Your task:
Restate verbatim the lines between the one holding "Generate a Python" and the one holding "dc_current = [5.0, 5.0]", both included, and no others.

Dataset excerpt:
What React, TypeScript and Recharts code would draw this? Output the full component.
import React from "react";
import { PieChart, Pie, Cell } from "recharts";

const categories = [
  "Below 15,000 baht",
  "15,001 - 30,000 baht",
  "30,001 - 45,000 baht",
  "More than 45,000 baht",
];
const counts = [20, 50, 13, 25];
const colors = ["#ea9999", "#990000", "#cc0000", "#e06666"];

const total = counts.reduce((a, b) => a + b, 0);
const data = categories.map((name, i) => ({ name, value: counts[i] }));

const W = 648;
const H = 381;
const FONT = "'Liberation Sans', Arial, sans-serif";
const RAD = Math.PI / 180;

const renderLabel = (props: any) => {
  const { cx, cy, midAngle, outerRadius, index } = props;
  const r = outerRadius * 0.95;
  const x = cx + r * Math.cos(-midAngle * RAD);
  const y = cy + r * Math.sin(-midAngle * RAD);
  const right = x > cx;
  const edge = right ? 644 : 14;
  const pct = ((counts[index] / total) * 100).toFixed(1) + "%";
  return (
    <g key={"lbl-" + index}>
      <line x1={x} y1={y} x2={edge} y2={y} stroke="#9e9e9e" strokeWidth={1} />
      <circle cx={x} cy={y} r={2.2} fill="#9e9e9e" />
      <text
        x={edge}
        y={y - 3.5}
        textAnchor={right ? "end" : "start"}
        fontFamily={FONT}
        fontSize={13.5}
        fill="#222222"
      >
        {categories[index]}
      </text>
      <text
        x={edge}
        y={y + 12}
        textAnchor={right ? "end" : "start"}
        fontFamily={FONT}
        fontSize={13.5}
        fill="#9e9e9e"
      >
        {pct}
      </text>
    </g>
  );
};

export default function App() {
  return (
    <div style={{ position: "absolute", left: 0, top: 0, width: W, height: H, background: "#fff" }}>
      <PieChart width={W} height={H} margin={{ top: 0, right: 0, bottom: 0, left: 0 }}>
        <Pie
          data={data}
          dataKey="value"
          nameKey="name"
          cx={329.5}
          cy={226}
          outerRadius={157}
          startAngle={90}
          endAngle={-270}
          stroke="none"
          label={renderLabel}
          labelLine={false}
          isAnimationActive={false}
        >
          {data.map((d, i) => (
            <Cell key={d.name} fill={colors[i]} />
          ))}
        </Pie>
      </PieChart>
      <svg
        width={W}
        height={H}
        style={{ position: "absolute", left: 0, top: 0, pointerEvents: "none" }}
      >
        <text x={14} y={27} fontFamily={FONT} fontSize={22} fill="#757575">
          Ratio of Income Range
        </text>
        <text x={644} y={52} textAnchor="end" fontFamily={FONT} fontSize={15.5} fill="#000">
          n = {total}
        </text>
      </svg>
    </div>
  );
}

...

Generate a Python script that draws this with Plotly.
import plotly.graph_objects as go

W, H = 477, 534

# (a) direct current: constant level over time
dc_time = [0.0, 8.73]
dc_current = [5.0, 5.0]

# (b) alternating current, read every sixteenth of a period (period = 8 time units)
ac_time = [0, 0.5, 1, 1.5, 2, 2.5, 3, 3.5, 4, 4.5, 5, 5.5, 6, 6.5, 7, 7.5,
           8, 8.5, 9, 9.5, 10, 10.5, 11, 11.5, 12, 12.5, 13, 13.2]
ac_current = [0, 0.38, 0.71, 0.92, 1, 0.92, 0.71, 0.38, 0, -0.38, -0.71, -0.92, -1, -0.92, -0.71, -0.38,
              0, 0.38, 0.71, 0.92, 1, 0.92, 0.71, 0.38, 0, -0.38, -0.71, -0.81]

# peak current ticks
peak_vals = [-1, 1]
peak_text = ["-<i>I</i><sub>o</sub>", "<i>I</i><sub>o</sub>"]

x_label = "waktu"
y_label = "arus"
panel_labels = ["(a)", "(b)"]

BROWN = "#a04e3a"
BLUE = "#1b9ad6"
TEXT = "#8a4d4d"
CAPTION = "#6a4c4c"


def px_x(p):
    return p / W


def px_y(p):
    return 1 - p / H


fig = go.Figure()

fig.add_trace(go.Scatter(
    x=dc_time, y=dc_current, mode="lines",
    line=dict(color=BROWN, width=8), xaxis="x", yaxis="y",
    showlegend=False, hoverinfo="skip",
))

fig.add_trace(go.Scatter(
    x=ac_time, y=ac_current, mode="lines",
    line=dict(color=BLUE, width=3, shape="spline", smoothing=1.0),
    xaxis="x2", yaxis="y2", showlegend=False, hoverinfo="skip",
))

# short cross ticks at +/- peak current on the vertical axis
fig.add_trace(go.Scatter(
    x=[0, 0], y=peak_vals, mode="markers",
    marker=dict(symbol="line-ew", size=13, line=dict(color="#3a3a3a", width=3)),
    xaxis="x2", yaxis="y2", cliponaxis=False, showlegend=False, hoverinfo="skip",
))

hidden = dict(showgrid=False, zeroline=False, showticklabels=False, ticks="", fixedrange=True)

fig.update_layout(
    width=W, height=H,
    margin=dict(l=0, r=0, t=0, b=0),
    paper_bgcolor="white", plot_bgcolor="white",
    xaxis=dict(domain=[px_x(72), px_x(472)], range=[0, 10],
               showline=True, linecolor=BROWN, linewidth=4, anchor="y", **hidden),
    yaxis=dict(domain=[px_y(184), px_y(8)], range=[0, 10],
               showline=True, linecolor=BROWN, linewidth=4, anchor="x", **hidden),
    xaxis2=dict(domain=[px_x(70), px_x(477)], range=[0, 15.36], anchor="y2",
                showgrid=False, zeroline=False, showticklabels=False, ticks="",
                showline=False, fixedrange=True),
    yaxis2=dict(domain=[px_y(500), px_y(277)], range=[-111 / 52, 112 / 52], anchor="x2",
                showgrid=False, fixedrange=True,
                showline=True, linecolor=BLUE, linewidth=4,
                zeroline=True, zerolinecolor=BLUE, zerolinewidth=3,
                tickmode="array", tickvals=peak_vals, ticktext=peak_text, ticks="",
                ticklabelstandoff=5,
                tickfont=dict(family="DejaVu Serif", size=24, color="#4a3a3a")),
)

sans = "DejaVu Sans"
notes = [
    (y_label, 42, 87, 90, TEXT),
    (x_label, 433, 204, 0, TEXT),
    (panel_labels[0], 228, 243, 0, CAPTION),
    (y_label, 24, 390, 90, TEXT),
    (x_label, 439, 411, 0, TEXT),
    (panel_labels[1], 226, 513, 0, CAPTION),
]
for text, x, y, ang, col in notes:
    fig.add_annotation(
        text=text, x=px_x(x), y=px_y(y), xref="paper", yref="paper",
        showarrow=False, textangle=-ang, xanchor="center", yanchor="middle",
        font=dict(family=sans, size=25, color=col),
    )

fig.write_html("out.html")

Task answer:
Generate a Python script that draws this with Plotly.
import plotly.graph_objects as go

W, H = 477, 534

# (a) direct current: constant level over time
dc_time = [0.0, 8.73]
dc_current = [5.0, 5.0]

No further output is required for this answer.